The pluthermal project was expected to become the lynchpin of Japan's nuclear fuel recycling policy. But a plan to build a reprocessing plant in Rokkasho, Aomori Prefecture, is up in the air as local residents have turned strongly against the project following a series of scandals, including the forgery of data by British Nuclear Fuels Ltd., to which Tokyo Electric Power Co.(*4) entrusted fuel processing, and the Japanese power utility's cover-up of defects in nuclear reactors which surfaced in summer 2002.

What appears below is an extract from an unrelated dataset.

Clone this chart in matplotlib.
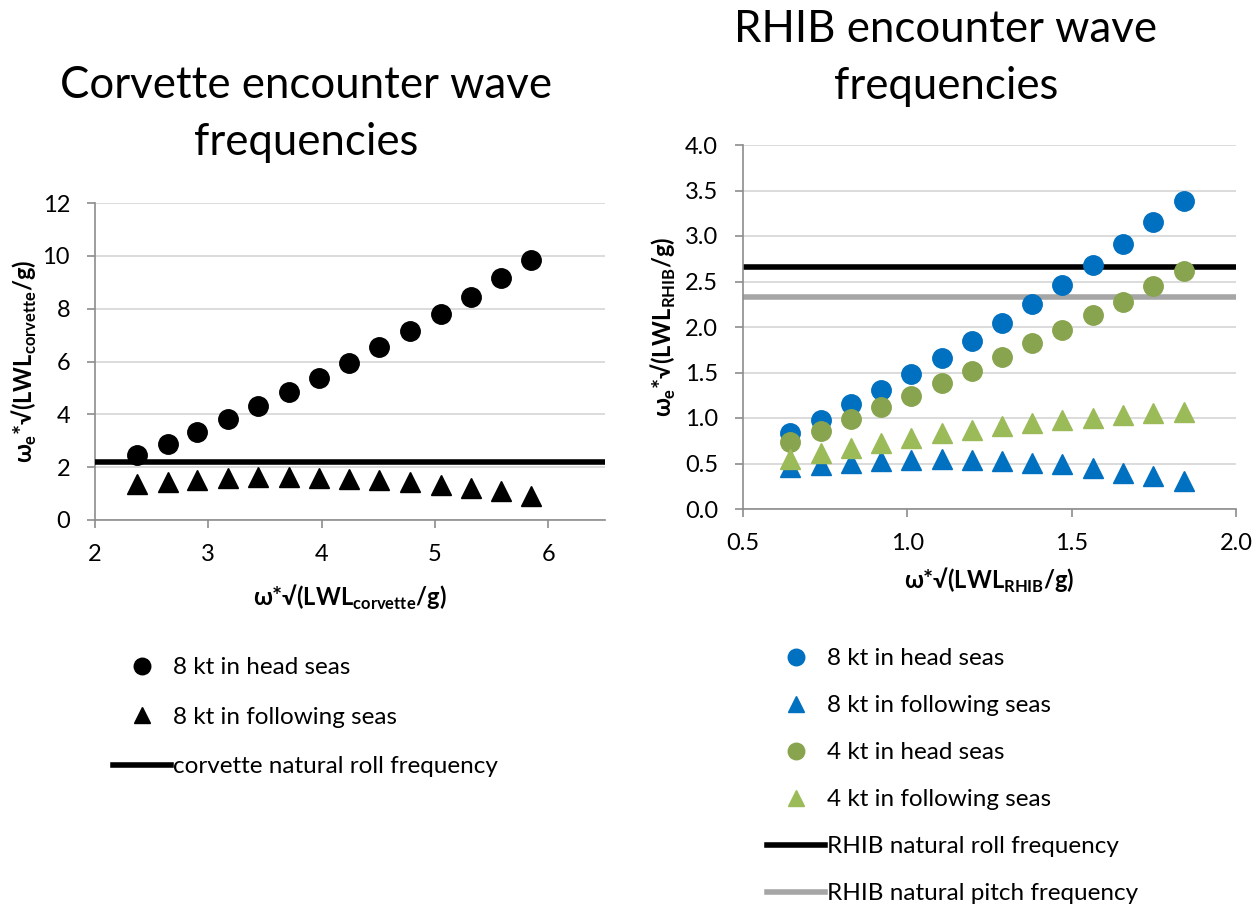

In December 2003, Kansai Electric Power Co.(*5) and two other regional electric power companies decided to scrap their joint project to build a nuclear power plant in Suzu, Ishikawa Prefecture, due to excess supply and relatively high construction costs. Behind the decision is the growing presence of independent power suppliers that use natural gas and other lower-cost energy sources. These have moved into the power industry, encouraged by the government policy for deregulation in the utilities sector. The government has reduced the number of nuclear power plants proposed for construction by fiscal year 2010 from a maximum of thirteen to nine.
Tohoku Electric Power Co. (*6) also decided in the same month to stop the construction of a nuclear power plant in the town of Maki, Niigata Prefecture. The decision came in the wake of the Supreme Court ruling that cast a shadow on the company's plan to acquire land needed for the nuclear power plant. It became the first time that a nuclear construction project being part of the central government's basic power development program was cancelled.

Alternative Energy
Amid growing consciousness of environmental issues, both the government and the private sector have been investigating wind, solar, fuel-cell and other energy sources for generating electricity. In an effort to combat global warming, in April 2003 the government enforced the Renewables Portfolio Standard Law, which requires electrical power companies to insure that by fiscal year 2010, 1.35% (or 12.2 billion kWh) of all power sold come from alternative sources. The percentage is 3.7 times larger than the figure in fiscal 2003.(*7)
Due to the fact that major investments in power distribution systems are needed to make these technologies practical, most alternative power suppliers depend on the government subsidy program, which subsidize a certain percentage of the capital investment in alternative energy facilities.